Half of COVID-19 Patients Suffer Long-Term Effects

  • By Sun Jung-min

    October 18, 2022 12:55

    Almost half of recovered COVID-19 patients suffer from long-term aftereffects such as an inability to focus, insomnia and muscle aches for up to a year and a half, according to a study.
    One out of every five complained of crippling "long COVID" symptoms like difficulty doing housework, walking, studying and other everyday activities.
    Researchers at the University of Glasgow published the study in the scientific journal "Nature Communications." Since April 2020, they surveyed around 30,000 COVID patients six, 12 and 18 months after infection and compared their symptoms with around 60,000 others who had not been infected.
    Six percent said they have yet to recover, while 42 percent said they recovered only partially and 48 percent experienced side effects six to 18 months after recovery. Some 25.2 percent experienced difficulties exercising, while 19.6 percent suffered from problems working, studying and doing household chores. Some 18.4 percent complained about difficulty walking and around 10 percent said they were prevented from socializing and leisure activities.
    Aftereffects varied from aching muscles and joints, headaches, shortness of breath, heart palpitations, fatigue, nervousness, difficulty focusing, insomnia and loss of smell and taste.
    Recovered patients who suffered from respiratory illness or depression before infection found their symptoms worsened, while those who had no symptoms were less affected.
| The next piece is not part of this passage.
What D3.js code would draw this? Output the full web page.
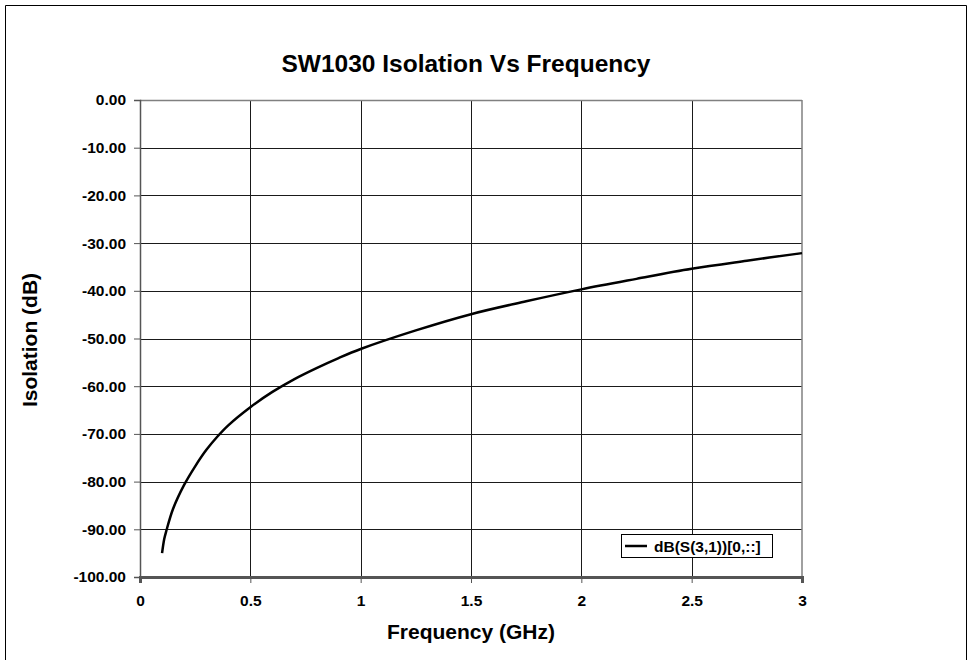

The aftereffects were more commonly found in women, senior citizens and the poor.
    Researchers in the U.K. and U.S., which saw huge numbers of COVID cases during the early phase of the coronavirus pandemic, are now focusing on the impact of long COVID.
    The U.S. Department of Labor estimates that between 7.7 million to 23 million Americans are suffering from long COVID and up to 1 million have been unable to return to work. A government report showed 31,000 people in Australia take sick leave every day due to perceived aftereffects.
    In Korea, a study of around 10,000 people is underway. According to the Health Insurance Review and Assessment Service, 54,463 people went to hospital with COVID aftereffects from October of 2020 to July of this year.
    But vaccination levels in Korea were higher than in other countries, and more than 90 percent of infected people caught the Omicron variant, which is milder than the Delta variant.
    A study in Seoul's Jungnang district found that people who recovered from Omicron strain coughed more than those with the Delta variant but did not suffer from severe symptoms like loss of hair, smell or taste.
    Long COVID refers to symptoms that last more than three months after recovery and cannot be explained by other causes. The problem is that it cannot be clearly diagnosed in many cases.